Sunday, September 18, 2005

Dean's letter for Tufts Nutrition

The Friedman School has started publishing a new newsletter from the Dean, Eileen Kennedy, with lots of recent news about the school. Here's a sampling.

Christina Economos and Miriam Nelson had their photos in Time magazine for being named two of the American Diabetes Association’s Women of Valor for 2005. They shared the award with Eileen Naughton, president of Time magazine, for their work in combating the nation’s obesity epidemic.

The Boston Globe reported on Aviva Must’s study on girls and obesity. She found that girls who experience early pubescence tend to be overweight and are more likely than their peers to be overweight or obese when they reach their early 40s.

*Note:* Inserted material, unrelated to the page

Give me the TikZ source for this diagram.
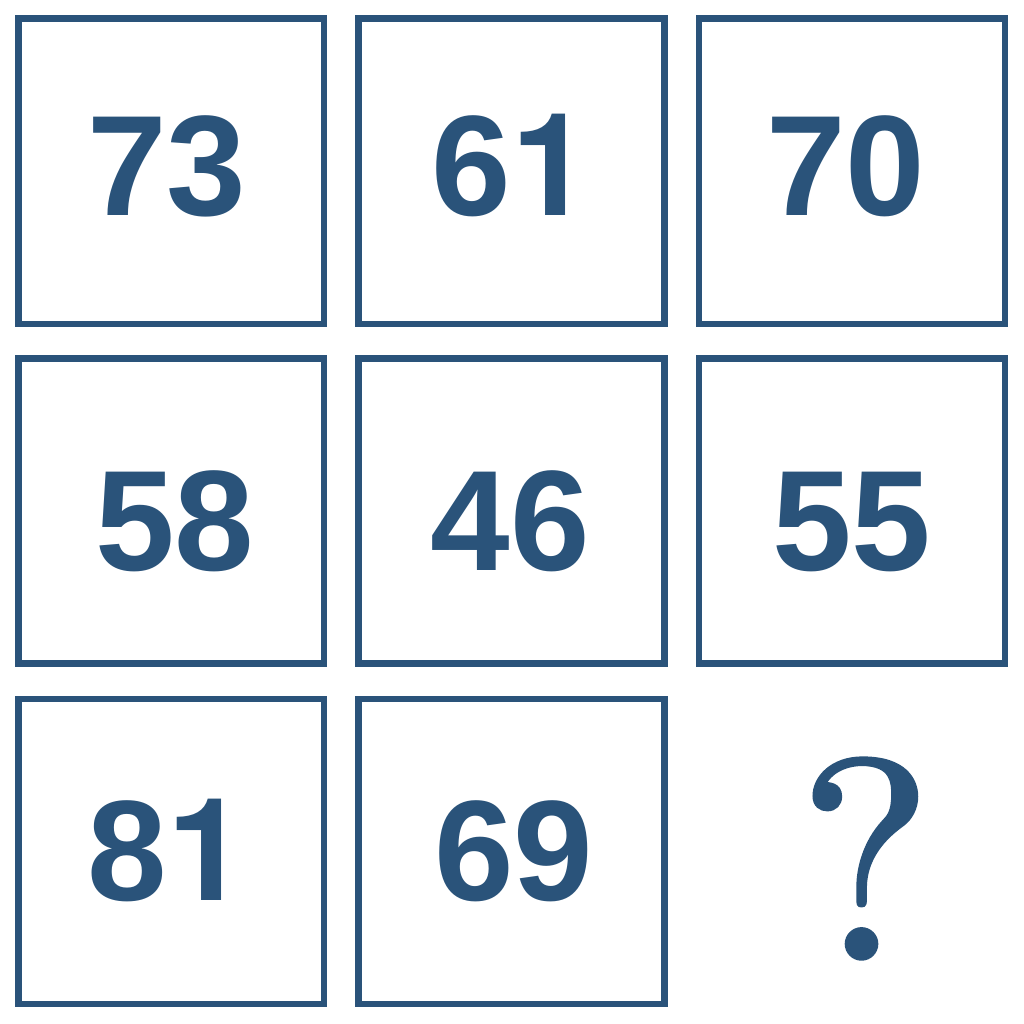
\documentclass[tikz,border=0pt]{standalone}
\usepackage{fontspec}
\newfontfamily\numfont{Liberation Sans}
\newfontfamily\onefont{TeX Gyre Heros}
\newfontfamily\qfont{lmroman10-regular.otf}[FakeBold=1.2]
\definecolor{navy}{RGB}{42,83,122}
\tikzset{
  cell/.style={draw=navy, line width=6.5pt},
  num/.style={anchor=base, inner sep=0pt, text=navy, font=\numfont\bfseries\fontsize{143}{143}\selectfont},
  qmark/.style={anchor=base, inner sep=0pt, text=navy, font=\qfont\fontsize{285}{285}\selectfont}
}
\begin{document}
\begin{tikzpicture}[x=1pt,y=-1pt]
\useasboundingbox (0,0) rectangle (1024,1024);
\fill[white] (0,0) rectangle (1024,1024);
% boxes
\draw[cell] (18.7,18.7) rectangle (324,324);
\draw[cell] (358.5,18.7) rectangle (664.5,324);
\draw[cell] (699,18.7) rectangle (1005,324);
\draw[cell] (18.7,358.5) rectangle (324,663.5);
\draw[cell] (358.5,358.5) rectangle (664.5,663.5);
\draw[cell] (699,358.5) rectangle (1005,663.5);
\draw[cell] (18.7,699) rectangle (324,1004);
\draw[cell] (358.5,699) rectangle (664.5,1004);
% numbers
\node[num] (n73) at (166.7,215) {73};
\node[num] (n61) at (511.5,215) {6{\onefont\bfseries 1}};
\node[num] (n70) at (846,215) {70};
\node[num] (n58) at (175,570) {58};
\node[num] (n46) at (510.5,570) {46};
\node[num] (n55) at (852,570) {55};
\node[num] (n81) at (167,900) {8{\onefont\bfseries 1}};
\node[num] (n69) at (514,900) {69};
\node[qmark] (q) at (865.5,959) {?};
\end{tikzpicture}
\end{document}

Ph.D. student Dr. Mario Flores, who is also a researcher at the National Institute of Public Health in Mexico, was quoted in a New York Times article on Mexico’s sudden surge in obesity [available also here and here]. “We’re just recovering from the shock of the statistics,” he said.

Patrick Webb’s op-ed on Niger’s “invisible” emergency appeared in the Globe and Mail online edition. He wrote: “There are many more Nigers lurking within the suffering of children in the poor world. We just don’t see them yet.”

The Chicago Tribune quoted Jeanne Goldberg on advising Kraft Foods Inc. and prodding the company to stop using toddlers in TV ads for Oreo cookies [available also here]. “The notion of using kids to promote these things is very seductive because kids are cute, but I don’t think it’s a good idea,” Goldberg said. She also told BusinessWeek that Kraft’s reformulating of Lunchables to have more fiber and no trans fat was “a step in the right direction.”

Many publications, including The Boston Globe and the International Herald Tribune, have reported on the supplements article in the Journal of the American Medical Association written by Robert Russell and Alice Lichtenstein. Lichtenstein told Northeast Public Radio’s “Health Show” program, “Assuming that we can just isolate one nutrient or multiple nutrients and all our health problems will be solved is probably a very naive perspective.”

Paul Jacques was quoted by the UPI about vitamin E and cataracts and his study in the American Journal of Clinical Nutrition. Dr. Ernst Schaefer discussed diets with Forbes magazine.